+++ Data shown +++
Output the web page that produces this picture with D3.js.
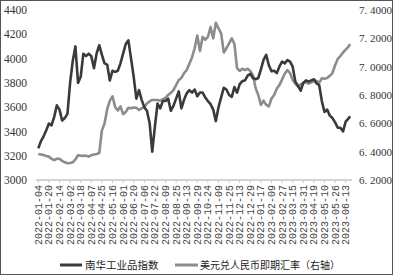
<!DOCTYPE html>
<html><head><meta charset="utf-8">
<script src="https://cdn.jsdelivr.net/npm/d3@7"></script>
<style>body{margin:0;background:#fff}svg{display:block}</style>
</head><body>
<svg id="c" width="394" height="276"></svg>
<script>
const tickLabels = ["2022-01-04","2022-01-20","2022-02-14","2022-03-02","2022-03-18","2022-04-07","2022-04-25","2022-05-16","2022-06-01","2022-06-20","2022-07-06","2022-07-22","2022-08-09","2022-08-25","2022-09-13","2022-09-29","2022-10-24","2022-11-09","2022-11-25","2022-12-13","2022-12-29","2023-01-17","2023-02-09","2023-02-27","2023-03-15","2023-03-31","2023-04-19","2023-05-10","2023-05-26","2023-06-13"];
const tickStep = 12; // trading days between labels
const dayIdx = [0,3,6,9,12,15,18,21,24,27,30,33,36,39,42,45,48,51,54,57,60,63,66,69,72,75,78,81,84,87,90,93,96,99,102,105,108,111,114,117,120,123,126,129,132,135,138,141,144,147,150,153,156,159,162,165,168,171,174,177,180,183,186,189,192,195,198,201,204,207,210,213,216,219,222,225,228,231,234,237,240,243,246,249,252,255,258,261,264,267,270,273,276,279,282,285,288,291,294,297,300,303,306,309,312,315,318,321,324,327,330,333,336,339,342,345,348,351,353];
const nanhua = [3260,3320,3360,3410,3465,3450,3520,3615,3580,3490,3510,3545,3800,3980,4100,3800,3850,4040,4020,4040,
4020,3920,4040,4110,4030,3960,3950,3820,3900,3890,3900,3960,4040,4120,4150,4000,3850,3670,3740,3660,
3600,3570,3470,3233,3440,3630,3590,3650,3650,3670,3570,3610,3670,3730,3590,3660,3714,3740,3720,3745,
3690,3720,3720,3680,3650,3625,3580,3485,3600,3680,3760,3745,3700,3685,3765,3720,3790,3815,3820,3860,
3875,3840,3830,3840,3910,3990,4030,3945,3895,3900,3880,3935,3975,3960,3988,3975,3933,3810,3775,3735,
3800,3820,3810,3820,3830,3796,3780,3650,3560,3580,3530,3510,3475,3430,3430,3400,3480,3505,3525];
const usdcny = [6.384,6.38,6.376,6.37,6.365,6.35,6.34,6.35,6.35,6.335,6.325,6.318,6.32,6.325,6.345,6.375,6.372,6.37,6.372,6.365,
6.375,6.38,6.384,6.39,6.55,6.60,6.70,6.76,6.79,6.715,6.69,6.72,6.665,6.68,6.71,6.706,6.712,6.71,6.695,6.706,
6.715,6.74,6.755,6.765,6.765,6.765,6.76,6.77,6.78,6.80,6.815,6.835,6.87,6.906,6.92,6.955,6.976,7.02,7.065,7.13,
7.22,7.11,7.21,7.19,7.21,7.28,7.20,7.31,7.27,7.235,7.10,7.13,7.165,7.20,7.16,6.99,6.97,6.985,6.976,6.985,
6.97,6.94,6.85,6.80,6.73,6.76,6.73,6.72,6.775,6.80,6.845,6.87,6.91,6.95,6.976,6.955,6.906,6.88,6.86,6.875,
6.885,6.89,6.88,6.89,6.895,6.90,6.885,6.918,6.915,6.92,6.935,6.955,7.01,7.055,7.075,7.10,7.12,7.14,7.16];
const leftTicks = [3000,3200,3400,3600,3800,4000,4200,4400];
const rightTicks = [6.2,6.4,6.6,6.8,7.0,7.2,7.4];
const seriesNames = ["南华工业品指数","美元兑人民币即期汇率（右轴）"];

const svg = d3.select("#c");
const x = d3.scaleLinear().domain([0, (tickLabels.length-1)*tickStep]).range([38.3, 345.7]);
const yL = d3.scaleLinear().domain([3000,4400]).range([180,10]);
const yR = d3.scaleLinear().domain([6.2,7.4]).range([180,10]);

// border
svg.append("rect").attr("x",0.5).attr("y",0.5).attr("width",392).attr("height",274)
  .attr("fill","none").attr("stroke","#555").attr("stroke-width",1);

// x axis baseline
svg.append("line").attr("x1",36).attr("x2",352).attr("y1",180).attr("y2",180)
  .attr("stroke","#d4d4d4").attr("stroke-width",2);
tickLabels.forEach((t,i)=>{
  svg.append("line").attr("x1",x(i*tickStep)).attr("x2",x(i*tickStep)).attr("y1",179).attr("y2",183)
    .attr("stroke","#ccc").attr("stroke-width",1);
});

// left axis labels
const lg = svg.append("g").attr("transform","translate(27,0)")
  .call(d3.axisLeft(yL).tickValues(leftTicks).tickSize(0).tickPadding(0).tickFormat(d3.format("d")));
lg.select(".domain").remove();
lg.selectAll("text").attr("font-family","'Liberation Serif', serif").attr("font-size",11.5).attr("fill","#333");

// right axis labels
const rg = svg.append("g").attr("transform","translate(359,0)")
  .call(d3.axisRight(yR).tickValues(rightTicks).tickSize(0).tickPadding(0).tickFormat(d=>d.toFixed(4).replace(".",". ")));
rg.select(".domain").remove();
rg.selectAll("text").attr("font-family","'Liberation Serif', serif").attr("font-size",11).attr("fill","#333");

// x tick labels rotated
svg.append("g").selectAll("text").data(tickLabels).join("text")
  .attr("transform",(d,i)=>`translate(${x(i*tickStep)+3.5},185) rotate(-90)`)
  .attr("text-anchor","end")
  .attr("font-family","'Liberation Mono', monospace").attr("font-size",10).attr("fill","#444")
  .text(d=>d);

// lines
const lineL = d3.line().x((d,i)=>x(dayIdx[i])).y(d=>yL(d));
const lineR = d3.line().x((d,i)=>x(dayIdx[i])).y(d=>yR(d));
svg.append("path").attr("d",lineR(usdcny)).attr("fill","none").attr("stroke","#8c8c8c").attr("stroke-width",2.6).attr("stroke-linejoin","round");
svg.append("path").attr("d",lineL(nanhua)).attr("fill","none").attr("stroke","#3a3a3a").attr("stroke-width",2.6).attr("stroke-linejoin","round");

// legend
const leg = svg.append("g");
leg.append("line").attr("x1",60).attr("x2",82).attr("y1",265).attr("y2",265).attr("stroke","#3a3a3a").attr("stroke-width",3);
leg.append("text").attr("x",85).attr("y",269).attr("font-family","'Noto Sans CJK SC'").attr("font-size",10.5).attr("fill","#222").text(seriesNames[0]);
leg.append("line").attr("x1",175).attr("x2",198).attr("y1",265).attr("y2",265).attr("stroke","#8c8c8c").attr("stroke-width",3);
leg.append("text").attr("x",200).attr("y",269).attr("font-family","'Noto Sans CJK SC'").attr("font-size",10).attr("fill","#222").text(seriesNames[1]);
</script>
</body></html>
+++
- Aim of the task:
Repeat the material verbatim. Do not carry over any picture.

- Task response:
Output the web page that produces this picture with D3.js.
<!DOCTYPE html>
<html><head><meta charset="utf-8">
<script src="https://cdn.jsdelivr.net/npm/d3@7"></script>
<style>body{margin:0;background:#fff}svg{display:block}</style>
</head><body>
<svg id="c" width="394" height="276"></svg>
<script>
const tickLabels = ["2022-01-04","2022-01-20","2022-02-14","2022-03-02","2022-03-18","2022-04-07","2022-04-25","2022-05-16","2022-06-01","2022-06-20","2022-07-06","2022-07-22","2022-08-09","2022-08-25","2022-09-13","2022-09-29","2022-10-24","2022-11-09","2022-11-25","2022-12-13","2022-12-29","2023-01-17","2023-02-09","2023-02-27","2023-03-15","2023-03-31","2023-04-19","2023-05-10","2023-05-26","2023-06-13"];
const tickStep = 12; // trading days between labels
const dayIdx = [0,3,6,9,12,15,18,21,24,27,30,33,36,39,42,45,48,51,54,57,60,63,66,69,72,75,78,81,84,87,90,93,96,99,102,105,108,111,114,117,120,123,126,129,132,135,138,141,144,147,150,153,156,159,162,165,168,171,174,177,180,183,186,189,192,195,198,201,204,207,210,213,216,219,222,225,228,231,234,237,240,243,246,249,252,255,258,261,264,267,270,273,276,279,282,285,288,291,294,297,300,303,306,309,312,315,318,321,324,327,330,333,336,339,342,345,348,351,353];
const nanhua = [3260,3320,3360,3410,3465,3450,3520,3615,3580,3490,3510,3545,3800,3980,4100,3800,3850,4040,4020,4040,
4020,3920,4040,4110,4030,3960,3950,3820,3900,3890,3900,3960,4040,4120,4150,4000,3850,3670,3740,3660,
3600,3570,3470,3233,3440,3630,3590,3650,3650,3670,3570,3610,3670,3730,3590,3660,3714,3740,3720,3745,
3690,3720,3720,3680,3650,3625,3580,3485,3600,3680,3760,3745,3700,3685,3765,3720,3790,3815,3820,3860,
3875,3840,3830,3840,3910,3990,4030,3945,3895,3900,3880,3935,3975,3960,3988,3975,3933,3810,3775,3735,
3800,3820,3810,3820,3830,3796,3780,3650,3560,3580,3530,3510,3475,3430,3430,3400,3480,3505,3525];
const usdcny = [6.384,6.38,6.376,6.37,6.365,6.35,6.34,6.35,6.35,6.335,6.325,6.318,6.32,6.325,6.345,6.375,6.372,6.37,6.372,6.365,
6.375,6.38,6.384,6.39,6.55,6.60,6.70,6.76,6.79,6.715,6.69,6.72,6.665,6.68,6.71,6.706,6.712,6.71,6.695,6.706,
6.715,6.74,6.755,6.765,6.765,6.765,6.76,6.77,6.78,6.80,6.815,6.835,6.87,6.906,6.92,6.955,6.976,7.02,7.065,7.13,
7.22,7.11,7.21,7.19,7.21,7.28,7.20,7.31,7.27,7.235,7.10,7.13,7.165,7.20,7.16,6.99,6.97,6.985,6.976,6.985,
6.97,6.94,6.85,6.80,6.73,6.76,6.73,6.72,6.775,6.80,6.845,6.87,6.91,6.95,6.976,6.955,6.906,6.88,6.86,6.875,
6.885,6.89,6.88,6.89,6.895,6.90,6.885,6.918,6.915,6.92,6.935,6.955,7.01,7.055,7.075,7.10,7.12,7.14,7.16];
const leftTicks = [3000,3200,3400,3600,3800,4000,4200,4400];
const rightTicks = [6.2,6.4,6.6,6.8,7.0,7.2,7.4];
const seriesNames = ["南华工业品指数","美元兑人民币即期汇率（右轴）"];

const svg = d3.select("#c");
const x = d3.scaleLinear().domain([0, (tickLabels.length-1)*tickStep]).range([38.3, 345.7]);
const yL = d3.scaleLinear().domain([3000,4400]).range([180,10]);
const yR = d3.scaleLinear().domain([6.2,7.4]).range([180,10]);

// border
svg.append("rect").attr("x",0.5).attr("y",0.5).attr("width",392).attr("height",274)
  .attr("fill","none").attr("stroke","#555").attr("stroke-width",1);

// x axis baseline
svg.append("line").attr("x1",36).attr("x2",352).attr("y1",180).attr("y2",180)
  .attr("stroke","#d4d4d4").attr("stroke-width",2);
tickLabels.forEach((t,i)=>{
  svg.append("line").attr("x1",x(i*tickStep)).attr("x2",x(i*tickStep)).attr("y1",179).attr("y2",183)
    .attr("stroke","#ccc").attr("stroke-width",1);
});

// left axis labels
const lg = svg.append("g").attr("transform","translate(27,0)")
  .call(d3.axisLeft(yL).tickValues(leftTicks).tickSize(0).tickPadding(0).tickFormat(d3.format("d")));
lg.select(".domain").remove();
lg.selectAll("text").attr("font-family","'Liberation Serif', serif").attr("font-size",11.5).attr("fill","#333");

// right axis labels
const rg = svg.append("g").attr("transform","translate(359,0)")
  .call(d3.axisRight(yR).tickValues(rightTicks).tickSize(0).tickPadding(0).tickFormat(d=>d.toFixed(4).replace(".",". ")));
rg.select(".domain").remove();
rg.selectAll("text").attr("font-family","'Liberation Serif', serif").attr("font-size",11).attr("fill","#333");

// x tick labels rotated
svg.append("g").selectAll("text").data(tickLabels).join("text")
  .attr("transform",(d,i)=>`translate(${x(i*tickStep)+3.5},185) rotate(-90)`)
  .attr("text-anchor","end")
  .attr("font-family","'Liberation Mono', monospace").attr("font-size",10).attr("fill","#444")
  .text(d=>d);

// lines
const lineL = d3.line().x((d,i)=>x(dayIdx[i])).y(d=>yL(d));
const lineR = d3.line().x((d,i)=>x(dayIdx[i])).y(d=>yR(d));
svg.append("path").attr("d",lineR(usdcny)).attr("fill","none").attr("stroke","#8c8c8c").attr("stroke-width",2.6).attr("stroke-linejoin","round");
svg.append("path").attr("d",lineL(nanhua)).attr("fill","none").attr("stroke","#3a3a3a").attr("stroke-width",2.6).attr("stroke-linejoin","round");

// legend
const leg = svg.append("g");
leg.append("line").attr("x1",60).attr("x2",82).attr("y1",265).attr("y2",265).attr("stroke","#3a3a3a").attr("stroke-width",3);
leg.append("text").attr("x",85).attr("y",269).attr("font-family","'Noto Sans CJK SC'").attr("font-size",10.5).attr("fill","#222").text(seriesNames[0]);
leg.append("line").attr("x1",175).attr("x2",198).attr("y1",265).attr("y2",265).attr("stroke","#8c8c8c").attr("stroke-width",3);
leg.append("text").attr("x",200).attr("y",269).attr("font-family","'Noto Sans CJK SC'").attr("font-size",10).attr("fill","#222").text(seriesNames[1]);
</script>
</body></html>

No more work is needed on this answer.